News analysis

ECB stimulus drive could backfire

FRANKFURT • One hopes at the very least, European Central Bank (ECB) president Mario Draghi is able to buy kitchen sinks in bulk at a discount. Because on Thursday, for the umpteenth time in his five years in that job, he has thrown his and everything else at Europe's continuing economic malaise.

This time, the ECB managed a quadruple whammy: cutting its short-term interest rates to even further below zero; pumping an additional €20 billion (S$30.5 billion) a month into the euro zone economy through quantitative easing (QE), expanding the QE programme to include corporate bonds to make more credit available to businesses; and encouraging more borrowing by creating a new bank-lending programme.

This would seem, on its face, to be a really aggressive intervention to try to jolt Europe out of its deflationary muddle. Indeed, when it was announced, the euro fell 1.1 per cent against the US dollar, bond yields fell and European stocks rose, all suggesting the financial types saw it that way.

But less than 90 minutes later, as Mr Draghi began addressing the media, those market shifts reversed. Euro reversed its decline, rallying as much as 2 per cent after Mr Draghi said he did not see any need to cut interest rates further. The remark also led to European shares plunging 4 per cent from the highs of the session on damped enthusiasm (They rose back yesterday, led by bank stocks and a recovery in metal and oil prices boosting commodities stocks).
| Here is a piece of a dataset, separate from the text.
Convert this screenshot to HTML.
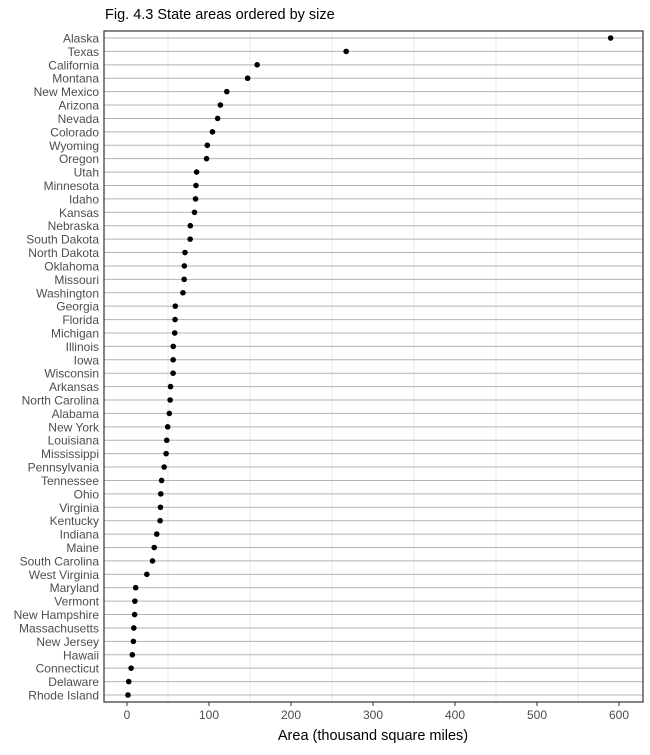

For years, new rounds of QE and other moves have been the response to periods of market tumult and economic weakness. It had greatest impact by pumping up prices of stocks and other financial assets. That made consumers wealthier and lowered the cost of capital for businesses, helping to restore confidence and encourage economic activity.

Now markets fear the central banks just have nothing left to combat global deflationary forces that seem more powerful with every tick down in the price of oil. Not so, according to Mr Draghi. "We have shown we are not short of ammunition," he said.

But, it is not clear that asset prices are as powerful a channel for central bank activism to stimulate the economy as it was in earlier years when they were undervalued. It is also not clear if further large increases in financial markets' values would provide anything other than an unwelcome bubble.

ECB's decision to buy corporate bonds will be a boon for investors but may have a muted impact on inflation, given the small size of that market and its tenuous link to the broader economy. Mr Draghi said the move would ease financing conditions in the real economy, presumably by lowering yields on corporate bonds - effectively making it cheaper for companies to borrow money on the market.

But, this would be a small portion of the ECB's monthly purchases, which were increased to €80 billion on Thursday. The market for such notes is small and is mainly made up of large corporations that have enjoyed low financing costs for years.

"Is it enough to boost inflation? I'm not so sure," said Mr Philippe Gudin, an economist at Barclays. "It's not a silver bullet. Inflation is still low because there are external factors and the recovery is modest."

ECB's new lending offer, to pay banks that borrow money from it, would mean that banks qualify for billions of euros of initially free loans and would get paid up to 0.4 per cent of what they borrow on condition they lend more to firms or consumers.

If it works, the plan will make it easier and cheaper for borrowers across the 19-member euro zone, although some critics pointed to the failure of earlier similar ECB schemes and the reluctance of banks to lend as the economy struggles.

"They are throwing money at the banks but it's not a game changer," ING economist Carsten Brzeski said. "The ECB cannot force the private sector to go to the bank to get money. Loans are already cheap. Have we seen a take-up in credit growth? No."

Finally, negative rates, where ECB will charge banks to park money with them, may encourage more lending and economic activity. But if they go deeper into negative territory, they could cause people to withdraw money from banks and throw the business models of banks into chaos. In other words, Mr Draghi may still be able to buy a few more kitchen sinks to throw at Europe's economic problems. But each one may get more expensive and a lot harder to throw.